Below is a listing; copy all of it exactly.

* START Records to use *

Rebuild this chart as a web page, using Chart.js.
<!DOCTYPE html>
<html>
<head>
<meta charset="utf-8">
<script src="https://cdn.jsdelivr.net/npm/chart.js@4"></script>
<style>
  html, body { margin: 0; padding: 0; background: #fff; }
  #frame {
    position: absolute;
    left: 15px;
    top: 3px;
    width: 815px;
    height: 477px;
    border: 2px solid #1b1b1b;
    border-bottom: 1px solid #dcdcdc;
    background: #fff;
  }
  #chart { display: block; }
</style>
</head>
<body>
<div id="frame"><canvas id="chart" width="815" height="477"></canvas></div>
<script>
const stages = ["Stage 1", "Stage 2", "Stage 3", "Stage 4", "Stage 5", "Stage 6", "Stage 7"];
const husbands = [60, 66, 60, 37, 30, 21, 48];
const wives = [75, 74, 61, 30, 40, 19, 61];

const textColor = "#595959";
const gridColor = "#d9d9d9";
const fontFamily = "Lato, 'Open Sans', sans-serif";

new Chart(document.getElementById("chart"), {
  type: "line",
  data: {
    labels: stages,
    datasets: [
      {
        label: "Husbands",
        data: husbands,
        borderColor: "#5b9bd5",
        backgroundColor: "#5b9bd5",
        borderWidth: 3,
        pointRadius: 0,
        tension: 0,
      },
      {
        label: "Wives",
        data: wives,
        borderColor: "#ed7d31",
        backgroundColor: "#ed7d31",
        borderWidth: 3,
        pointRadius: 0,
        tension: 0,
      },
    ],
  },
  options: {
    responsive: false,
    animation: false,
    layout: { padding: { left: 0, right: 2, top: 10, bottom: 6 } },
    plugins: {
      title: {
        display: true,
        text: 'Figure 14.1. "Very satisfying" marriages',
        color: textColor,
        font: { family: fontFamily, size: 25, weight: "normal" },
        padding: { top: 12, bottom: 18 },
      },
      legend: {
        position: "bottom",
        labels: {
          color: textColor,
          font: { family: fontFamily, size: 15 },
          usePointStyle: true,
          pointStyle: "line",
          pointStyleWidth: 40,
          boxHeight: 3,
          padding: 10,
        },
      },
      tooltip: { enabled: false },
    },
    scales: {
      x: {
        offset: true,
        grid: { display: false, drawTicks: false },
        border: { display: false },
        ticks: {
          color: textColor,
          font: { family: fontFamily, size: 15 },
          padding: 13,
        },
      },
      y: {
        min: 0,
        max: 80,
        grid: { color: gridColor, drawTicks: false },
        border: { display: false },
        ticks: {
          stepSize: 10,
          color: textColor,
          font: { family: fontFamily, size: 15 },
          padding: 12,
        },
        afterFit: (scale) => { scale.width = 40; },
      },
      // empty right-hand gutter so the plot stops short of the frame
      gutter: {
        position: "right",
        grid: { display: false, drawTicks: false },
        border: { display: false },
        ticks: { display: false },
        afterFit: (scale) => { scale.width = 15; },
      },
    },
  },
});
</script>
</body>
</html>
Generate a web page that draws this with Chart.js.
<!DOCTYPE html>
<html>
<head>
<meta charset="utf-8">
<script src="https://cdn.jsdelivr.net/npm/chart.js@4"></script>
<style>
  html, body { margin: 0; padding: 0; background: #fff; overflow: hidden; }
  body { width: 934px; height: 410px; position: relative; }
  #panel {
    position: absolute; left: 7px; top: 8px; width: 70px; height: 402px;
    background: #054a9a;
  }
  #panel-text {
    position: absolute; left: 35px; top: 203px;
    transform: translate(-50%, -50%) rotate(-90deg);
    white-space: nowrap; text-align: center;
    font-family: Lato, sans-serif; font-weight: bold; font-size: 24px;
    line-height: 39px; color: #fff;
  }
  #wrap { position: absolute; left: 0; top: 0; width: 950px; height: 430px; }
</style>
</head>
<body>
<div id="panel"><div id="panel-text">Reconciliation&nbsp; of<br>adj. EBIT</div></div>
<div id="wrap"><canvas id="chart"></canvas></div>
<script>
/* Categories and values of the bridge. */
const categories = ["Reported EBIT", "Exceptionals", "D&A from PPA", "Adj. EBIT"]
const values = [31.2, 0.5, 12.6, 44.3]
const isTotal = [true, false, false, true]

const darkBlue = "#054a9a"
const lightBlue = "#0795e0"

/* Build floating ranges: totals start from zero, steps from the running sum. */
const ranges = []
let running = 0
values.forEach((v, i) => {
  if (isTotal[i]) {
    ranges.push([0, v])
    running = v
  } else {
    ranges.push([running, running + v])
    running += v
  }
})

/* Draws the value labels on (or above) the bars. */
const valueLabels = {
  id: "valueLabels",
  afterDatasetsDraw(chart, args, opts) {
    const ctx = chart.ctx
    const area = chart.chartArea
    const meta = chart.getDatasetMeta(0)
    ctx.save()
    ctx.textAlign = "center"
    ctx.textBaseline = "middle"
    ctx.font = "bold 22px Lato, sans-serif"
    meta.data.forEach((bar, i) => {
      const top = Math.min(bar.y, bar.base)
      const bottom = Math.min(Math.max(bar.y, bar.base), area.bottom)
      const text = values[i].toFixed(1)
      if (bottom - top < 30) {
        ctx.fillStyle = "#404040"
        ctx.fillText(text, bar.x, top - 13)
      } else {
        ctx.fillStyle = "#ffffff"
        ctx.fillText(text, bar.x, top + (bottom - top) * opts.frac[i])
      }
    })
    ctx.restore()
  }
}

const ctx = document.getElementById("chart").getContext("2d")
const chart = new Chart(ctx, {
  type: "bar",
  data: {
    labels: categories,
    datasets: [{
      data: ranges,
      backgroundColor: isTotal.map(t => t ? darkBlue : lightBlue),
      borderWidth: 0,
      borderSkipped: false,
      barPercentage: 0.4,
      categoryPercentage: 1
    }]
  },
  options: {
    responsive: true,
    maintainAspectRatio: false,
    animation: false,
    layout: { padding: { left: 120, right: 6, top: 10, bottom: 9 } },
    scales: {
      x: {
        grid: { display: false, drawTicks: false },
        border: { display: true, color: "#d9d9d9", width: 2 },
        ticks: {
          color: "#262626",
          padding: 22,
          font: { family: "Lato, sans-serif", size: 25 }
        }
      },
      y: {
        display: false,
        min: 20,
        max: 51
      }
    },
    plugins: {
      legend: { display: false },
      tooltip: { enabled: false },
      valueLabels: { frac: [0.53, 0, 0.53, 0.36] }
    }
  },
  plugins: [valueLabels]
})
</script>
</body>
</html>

* END Records to use *

**Expected answer**
Rebuild this chart as a web page, using Chart.js.
<!DOCTYPE html>
<html>
<head>
<meta charset="utf-8">
<script src="https://cdn.jsdelivr.net/npm/chart.js@4"></script>
<style>
  html, body { margin: 0; padding: 0; background: #fff; }
  #frame {
    position: absolute;
    left: 15px;
    top: 3px;
    width: 815px;
    height: 477px;
    border: 2px solid #1b1b1b;
    border-bottom: 1px solid #dcdcdc;
    background: #fff;
  }
  #chart { display: block; }
</style>
</head>
<body>
<div id="frame"><canvas id="chart" width="815" height="477"></canvas></div>
<script>
const stages = ["Stage 1", "Stage 2", "Stage 3", "Stage 4", "Stage 5", "Stage 6", "Stage 7"];
const husbands = [60, 66, 60, 37, 30, 21, 48];
const wives = [75, 74, 61, 30, 40, 19, 61];

const textColor = "#595959";
const gridColor = "#d9d9d9";
const fontFamily = "Lato, 'Open Sans', sans-serif";

new Chart(document.getElementById("chart"), {
  type: "line",
  data: {
    labels: stages,
    datasets: [
      {
        label: "Husbands",
        data: husbands,
        borderColor: "#5b9bd5",
        backgroundColor: "#5b9bd5",
        borderWidth: 3,
        pointRadius: 0,
        tension: 0,
      },
      {
        label: "Wives",
        data: wives,
        borderColor: "#ed7d31",
        backgroundColor: "#ed7d31",
        borderWidth: 3,
        pointRadius: 0,
        tension: 0,
      },
    ],
  },
  options: {
    responsive: false,
    animation: false,
    layout: { padding: { left: 0, right: 2, top: 10, bottom: 6 } },
    plugins: {
      title: {
        display: true,
        text: 'Figure 14.1. "Very satisfying" marriages',
        color: textColor,
        font: { family: fontFamily, size: 25, weight: "normal" },
        padding: { top: 12, bottom: 18 },
      },
      legend: {
        position: "bottom",
        labels: {
          color: textColor,
          font: { family: fontFamily, size: 15 },
          usePointStyle: true,
          pointStyle: "line",
          pointStyleWidth: 40,
          boxHeight: 3,
          padding: 10,
        },
      },
      tooltip: { enabled: false },
    },
    scales: {
      x: {
        offset: true,
        grid: { display: false, drawTicks: false },
        border: { display: false },
        ticks: {
          color: textColor,
          font: { family: fontFamily, size: 15 },
          padding: 13,
        },
      },
      y: {
        min: 0,
        max: 80,
        grid: { color: gridColor, drawTicks: false },
        border: { display: false },
        ticks: {
          stepSize: 10,
          color: textColor,
          font: { family: fontFamily, size: 15 },
          padding: 12,
        },
        afterFit: (scale) => { scale.width = 40; },
      },
      // empty right-hand gutter so the plot stops short of the frame
      gutter: {
        position: "right",
        grid: { display: false, drawTicks: false },
        border: { display: false },
        ticks: { display: false },
        afterFit: (scale) => { scale.width = 15; },
      },
    },
  },
});
</script>
</body>
</html>
Generate a web page that draws this with Chart.js.
<!DOCTYPE html>
<html>
<head>
<meta charset="utf-8">
<script src="https://cdn.jsdelivr.net/npm/chart.js@4"></script>
<style>
  html, body { margin: 0; padding: 0; background: #fff; overflow: hidden; }
  body { width: 934px; height: 410px; position: relative; }
  #panel {
    position: absolute; left: 7px; top: 8px; width: 70px; height: 402px;
    background: #054a9a;
  }
  #panel-text {
    position: absolute; left: 35px; top: 203px;
    transform: translate(-50%, -50%) rotate(-90deg);
    white-space: nowrap; text-align: center;
    font-family: Lato, sans-serif; font-weight: bold; font-size: 24px;
    line-height: 39px; color: #fff;
  }
  #wrap { position: absolute; left: 0; top: 0; width: 950px; height: 430px; }
</style>
</head>
<body>
<div id="panel"><div id="panel-text">Reconciliation&nbsp; of<br>adj. EBIT</div></div>
<div id="wrap"><canvas id="chart"></canvas></div>
<script>
/* Categories and values of the bridge. */
const categories = ["Reported EBIT", "Exceptionals", "D&A from PPA", "Adj. EBIT"]
const values = [31.2, 0.5, 12.6, 44.3]
const isTotal = [true, false, false, true]

const darkBlue = "#054a9a"
const lightBlue = "#0795e0"

/* Build floating ranges: totals start from zero, steps from the running sum. */
const ranges = []
let running = 0
values.forEach((v, i) => {
  if (isTotal[i]) {
    ranges.push([0, v])
    running = v
  } else {
    ranges.push([running, running + v])
    running += v
  }
})

/* Draws the value labels on (or above) the bars. */
const valueLabels = {
  id: "valueLabels",
  afterDatasetsDraw(chart, args, opts) {
    const ctx = chart.ctx
    const area = chart.chartArea
    const meta = chart.getDatasetMeta(0)
    ctx.save()
    ctx.textAlign = "center"
    ctx.textBaseline = "middle"
    ctx.font = "bold 22px Lato, sans-serif"
    meta.data.forEach((bar, i) => {
      const top = Math.min(bar.y, bar.base)
      const bottom = Math.min(Math.max(bar.y, bar.base), area.bottom)
      const text = values[i].toFixed(1)
      if (bottom - top < 30) {
        ctx.fillStyle = "#404040"
        ctx.fillText(text, bar.x, top - 13)
      } else {
        ctx.fillStyle = "#ffffff"
        ctx.fillText(text, bar.x, top + (bottom - top) * opts.frac[i])
      }
    })
    ctx.restore()
  }
}

const ctx = document.getElementById("chart").getContext("2d")
const chart = new Chart(ctx, {
  type: "bar",
  data: {
    labels: categories,
    datasets: [{
      data: ranges,
      backgroundColor: isTotal.map(t => t ? darkBlue : lightBlue),
      borderWidth: 0,
      borderSkipped: false,
      barPercentage: 0.4,
      categoryPercentage: 1
    }]
  },
  options: {
    responsive: true,
    maintainAspectRatio: false,
    animation: false,
    layout: { padding: { left: 120, right: 6, top: 10, bottom: 9 } },
    scales: {
      x: {
        grid: { display: false, drawTicks: false },
        border: { display: true, color: "#d9d9d9", width: 2 },
        ticks: {
          color: "#262626",
          padding: 22,
          font: { family: "Lato, sans-serif", size: 25 }
        }
      },
      y: {
        display: false,
        min: 20,
        max: 51
      }
    },
    plugins: {
      legend: { display: false },
      tooltip: { enabled: false },
      valueLabels: { frac: [0.53, 0, 0.53, 0.36] }
    }
  },
  plugins: [valueLabels]
})
</script>
</body>
</html>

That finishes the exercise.